▸ Aim:
Skip every picture and transcribe the remaining material exactly.
....................
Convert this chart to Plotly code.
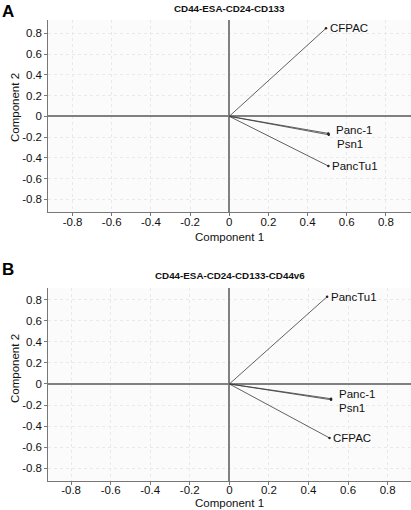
import plotly.graph_objects as go

# Panel A data
labels_a = ["CFPAC", "Panc-1", "Psn1", "PancTu1"]
comp1_a = [0.494, 0.506, 0.508, 0.506]
comp2_a = [0.848, -0.165, -0.178, -0.479]

# Panel B data
labels_b = ["PancTu1", "Panc-1", "Psn1", "CFPAC"]
comp1_b = [0.494, 0.514, 0.514, 0.506]
comp2_b = [0.828, -0.140, -0.150, -0.512]

tick_vals = [-0.8, -0.6, -0.4, -0.2, 0, 0.2, 0.4, 0.6, 0.8]
tick_text = ["-0.8", "-0.6", "-0.4", "-0.2", "0", "0.2", "0.4", "0.6", "0.8"]

titles = ["CD44-ESA-CD24-CD133", "CD44-ESA-CD24-CD133-CD44v6"]
x_title = "Component 1"
y_title = "Component 2"

W, H = 411, 510
fig = go.Figure()

def add_vectors(xs, ys, xa, ya):
    for x, y in zip(xs, ys):
        fig.add_trace(go.Scatter(
            x=[0, x], y=[0, y], mode="lines",
            line=dict(color="#3a3a3a", width=0.8),
            xaxis=xa, yaxis=ya, showlegend=False, hoverinfo="skip"))
    fig.add_trace(go.Scatter(
        x=xs, y=ys, mode="markers",
        marker=dict(color="#222222", size=2.5),
        xaxis=xa, yaxis=ya, showlegend=False))

add_vectors(comp1_a, comp2_a, "x", "y")
add_vectors(comp1_b, comp2_b, "x2", "y2")

font_fam = "Liberation Sans, Arial, sans-serif"

axis_common = dict(
    tickmode="array", tickvals=tick_vals, ticktext=tick_text,
    showgrid=True, gridcolor="#e9e9e9", griddash="dot", gridwidth=1,
    zeroline=True, zerolinecolor="#808080", zerolinewidth=1.5,
    showline=True, linecolor="#777777", linewidth=1,
    ticks="outside", ticklen=3, tickcolor="#777777",
    tickfont=dict(family=font_fam, size=11.5, color="#111"),
    mirror=False, automargin=False,
)

def px_x(p):
    return p / W

def px_y(p):
    return 1 - p / H

fig.update_layout(
    width=W, height=H,
    margin=dict(l=0, r=0, t=0, b=0),
    paper_bgcolor="white", plot_bgcolor="#fbfbfb",
    font=dict(family=font_fam, color="#111"),
    xaxis=dict(domain=[px_x(48.3), 1.0], range=[-0.924, 0.928], anchor="y",
               ticklabelstandoff=-4, **axis_common),
    yaxis=dict(domain=[px_y(212.3), px_y(20)], range=[-0.925, 0.928], anchor="x", **axis_common),
    xaxis2=dict(domain=[px_x(48.3), 1.0], range=[-0.915, 0.918], anchor="y2",
                ticklabelstandoff=-4, **axis_common),
    yaxis2=dict(domain=[px_y(480.5), px_y(288.3)], range=[-0.916, 0.908], anchor="x2", **axis_common),
)

annotations = []
lab_font = dict(size=11.5, family=font_fam, color="#111")
# point labels
shifts_a = {"CFPAC": (2, 0), "Panc-1": (6, 3), "Psn1": (6, -9), "PancTu1": (2, 0)}
for lab, x, y in zip(labels_a, comp1_a, comp2_a):
    dx, dy = shifts_a[lab]
    annotations.append(dict(x=x, y=y, xref="x", yref="y", text=lab, showarrow=False,
                            xanchor="left", yanchor="middle", xshift=dx, yshift=dy,
                            font=lab_font))
shifts_b = {"PancTu1": (2, 0), "Panc-1": (6, 5), "Psn1": (6, -8), "CFPAC": (2, 0)}
for lab, x, y in zip(labels_b, comp1_b, comp2_b):
    dx, dy = shifts_b[lab]
    annotations.append(dict(x=x, y=y, xref="x2", yref="y2", text=lab, showarrow=False,
                            xanchor="left", yanchor="middle", xshift=dx, yshift=dy,
                            font=lab_font))

# panel titles
title_font = dict(size=9.8, family=font_fam, color="#111")
annotations.append(dict(x=px_x(229.6), y=px_y(8.5), xref="paper", yref="paper",
                        text="<b>" + titles[0] + "</b>", showarrow=False,
                        xanchor="center", yanchor="middle", font=title_font))
annotations.append(dict(x=px_x(229.6), y=px_y(275), xref="paper", yref="paper",
                        text="<b>" + titles[1] + "</b>", showarrow=False,
                        xanchor="center", yanchor="middle", font=title_font))
# axis titles
ax_font = dict(size=11.5, family=font_fam, color="#111")
for yc in (237, 503):
    annotations.append(dict(x=px_x(229.3), y=px_y(yc), xref="paper", yref="paper",
                            text=x_title, showarrow=False, xanchor="center",
                            yanchor="middle", font=ax_font))
for yc in (108, 369):
    annotations.append(dict(x=px_x(15), y=px_y(yc), xref="paper", yref="paper",
                            text=y_title, showarrow=False, xanchor="center",
                            yanchor="middle", textangle=-90, font=ax_font))
# panel letters
annotations.append(dict(x=0, y=px_y(0), xref="paper", yref="paper", text="<b>A</b>",
                        showarrow=False, xanchor="left", yanchor="top",
                        font=dict(size=17, family=font_fam, color="#000")))
annotations.append(dict(x=0, y=px_y(258), xref="paper", yref="paper", text="<b>B</b>",
                        showarrow=False, xanchor="left", yanchor="top",
                        font=dict(size=17, family=font_fam, color="#000")))

fig.update_layout(annotations=annotations)
fig.write_html("out.html", config={"displayModeBar": False},
               post_script="document.body.style.margin='0';document.body.style.overflow='hidden';")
....................
▸ Response below:
Convert this chart to Plotly code.
import plotly.graph_objects as go

# Panel A data
labels_a = ["CFPAC", "Panc-1", "Psn1", "PancTu1"]
comp1_a = [0.494, 0.506, 0.508, 0.506]
comp2_a = [0.848, -0.165, -0.178, -0.479]

# Panel B data
labels_b = ["PancTu1", "Panc-1", "Psn1", "CFPAC"]
comp1_b = [0.494, 0.514, 0.514, 0.506]
comp2_b = [0.828, -0.140, -0.150, -0.512]

tick_vals = [-0.8, -0.6, -0.4, -0.2, 0, 0.2, 0.4, 0.6, 0.8]
tick_text = ["-0.8", "-0.6", "-0.4", "-0.2", "0", "0.2", "0.4", "0.6", "0.8"]

titles = ["CD44-ESA-CD24-CD133", "CD44-ESA-CD24-CD133-CD44v6"]
x_title = "Component 1"
y_title = "Component 2"

W, H = 411, 510
fig = go.Figure()

def add_vectors(xs, ys, xa, ya):
    for x, y in zip(xs, ys):
        fig.add_trace(go.Scatter(
            x=[0, x], y=[0, y], mode="lines",
            line=dict(color="#3a3a3a", width=0.8),
            xaxis=xa, yaxis=ya, showlegend=False, hoverinfo="skip"))
    fig.add_trace(go.Scatter(
        x=xs, y=ys, mode="markers",
        marker=dict(color="#222222", size=2.5),
        xaxis=xa, yaxis=ya, showlegend=False))

add_vectors(comp1_a, comp2_a, "x", "y")
add_vectors(comp1_b, comp2_b, "x2", "y2")

font_fam = "Liberation Sans, Arial, sans-serif"

axis_common = dict(
    tickmode="array", tickvals=tick_vals, ticktext=tick_text,
    showgrid=True, gridcolor="#e9e9e9", griddash="dot", gridwidth=1,
    zeroline=True, zerolinecolor="#808080", zerolinewidth=1.5,
    showline=True, linecolor="#777777", linewidth=1,
    ticks="outside", ticklen=3, tickcolor="#777777",
    tickfont=dict(family=font_fam, size=11.5, color="#111"),
    mirror=False, automargin=False,
)

def px_x(p):
    return p / W

def px_y(p):
    return 1 - p / H

fig.update_layout(
    width=W, height=H,
    margin=dict(l=0, r=0, t=0, b=0),
    paper_bgcolor="white", plot_bgcolor="#fbfbfb",
    font=dict(family=font_fam, color="#111"),
    xaxis=dict(domain=[px_x(48.3), 1.0], range=[-0.924, 0.928], anchor="y",
               ticklabelstandoff=-4, **axis_common),
    yaxis=dict(domain=[px_y(212.3), px_y(20)], range=[-0.925, 0.928], anchor="x", **axis_common),
    xaxis2=dict(domain=[px_x(48.3), 1.0], range=[-0.915, 0.918], anchor="y2",
                ticklabelstandoff=-4, **axis_common),
    yaxis2=dict(domain=[px_y(480.5), px_y(288.3)], range=[-0.916, 0.908], anchor="x2", **axis_common),
)

annotations = []
lab_font = dict(size=11.5, family=font_fam, color="#111")
# point labels
shifts_a = {"CFPAC": (2, 0), "Panc-1": (6, 3), "Psn1": (6, -9), "PancTu1": (2, 0)}
for lab, x, y in zip(labels_a, comp1_a, comp2_a):
    dx, dy = shifts_a[lab]
    annotations.append(dict(x=x, y=y, xref="x", yref="y", text=lab, showarrow=False,
                            xanchor="left", yanchor="middle", xshift=dx, yshift=dy,
                            font=lab_font))
shifts_b = {"PancTu1": (2, 0), "Panc-1": (6, 5), "Psn1": (6, -8), "CFPAC": (2, 0)}
for lab, x, y in zip(labels_b, comp1_b, comp2_b):
    dx, dy = shifts_b[lab]
    annotations.append(dict(x=x, y=y, xref="x2", yref="y2", text=lab, showarrow=False,
                            xanchor="left", yanchor="middle", xshift=dx, yshift=dy,
                            font=lab_font))

# panel titles
title_font = dict(size=9.8, family=font_fam, color="#111")
annotations.append(dict(x=px_x(229.6), y=px_y(8.5), xref="paper", yref="paper",
                        text="<b>" + titles[0] + "</b>", showarrow=False,
                        xanchor="center", yanchor="middle", font=title_font))
annotations.append(dict(x=px_x(229.6), y=px_y(275), xref="paper", yref="paper",
                        text="<b>" + titles[1] + "</b>", showarrow=False,
                        xanchor="center", yanchor="middle", font=title_font))
# axis titles
ax_font = dict(size=11.5, family=font_fam, color="#111")
for yc in (237, 503):
    annotations.append(dict(x=px_x(229.3), y=px_y(yc), xref="paper", yref="paper",
                            text=x_title, showarrow=False, xanchor="center",
                            yanchor="middle", font=ax_font))
for yc in (108, 369):
    annotations.append(dict(x=px_x(15), y=px_y(yc), xref="paper", yref="paper",
                            text=y_title, showarrow=False, xanchor="center",
                            yanchor="middle", textangle=-90, font=ax_font))
# panel letters
annotations.append(dict(x=0, y=px_y(0), xref="paper", yref="paper", text="<b>A</b>",
                        showarrow=False, xanchor="left", yanchor="top",
                        font=dict(size=17, family=font_fam, color="#000")))
annotations.append(dict(x=0, y=px_y(258), xref="paper", yref="paper", text="<b>B</b>",
                        showarrow=False, xanchor="left", yanchor="top",
                        font=dict(size=17, family=font_fam, color="#000")))

fig.update_layout(annotations=annotations)
fig.write_html("out.html", config={"displayModeBar": False},
               post_script="document.body.style.margin='0';document.body.style.overflow='hidden';")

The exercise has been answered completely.